Updated 10/29/14, 12:55 a.m.
Just seconds after liftoff today, at 6:22 p.m. Eastern, an unmanned Orbital Sciences Antares rocket contracted by NASA failed and exploded feet above the launch pad. The incident happened at the space agency’s Wallops Island Flight Facility on the eastern shore of Virginia.
No one was injured, NASA has confirmed. Early reports estimate significant damage to equipment and facilities.
The rocket was set to bring 4,883 pounds of supplies and experiments to the International Space Station, a payload that included both public and private property: satellites, spacewalk gear, and student experiments.
“No cargo that was absolutely critical to us was lost on this flight.
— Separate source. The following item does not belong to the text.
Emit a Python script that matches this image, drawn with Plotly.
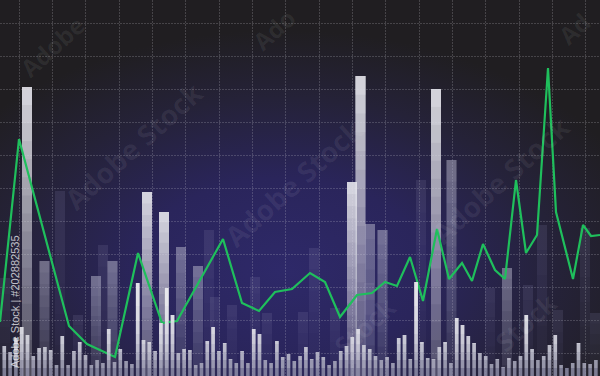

The [ISS] crew is in no danger,” said William Gerstenmaier, the NASA administrator in charge of human exploration.
Orbital Sciences Corporation will lead an investigation into the accident, with assistance from the Federal Aviation Administration.
A space enthusiast captured video of the explosion from the press viewing area, about five miles away from the launch pad:
A private pilot also took video of the incident “from 3,000 feet”:
And the best video we’ve found is a view of the launch even farther away than the press area, captured by a professional photographer. The Antares lifts off about a minute into the clip:
Two previous Antares missions have successfully resupplied the station. The Antares system has only ever launched five times, including Tuesday’s attempt, and this mission carried the heaviest payload ever. NASA’s existing $1.9 billion contract with Orbital Sciences, the developer of Antares, entails eight total resupplying missions to the ISS.
An unmanned Russian resupply mission to the ISS, using a Soyuz craft, had already been scheduled to launch on Wednesday, October 28. The next unmanned U.S. resupply mission to the station—using a launch vehicle supplied by SpaceX, another American private contractor—is scheduled for December.
A NASA spokesman estimated that even if no more vehicles reached the station this year, the crew’s consumable supplies—that is, water, food, and oxygen—could last to March.

At a press conference after the accident, NASA and Orbital Science officials said they were very disappointed.
“We will come back and fly here at Wallops again,” said Frank Culbertson, Jr., the vice president for human spaceflight at Orbital Sciences and a former ISS commander. (Culbertson was the only American not on Earth on September 11, 2001.)
At sunrise, Culberton said, a team of investigators will begin tagging, locating, and investigating as much debris as they can recover at the crash site. He said video data and “reams of telemetry data” will also be analyzed. Log files and data were secured shortly after the accident to ensure full information is available for the investigation.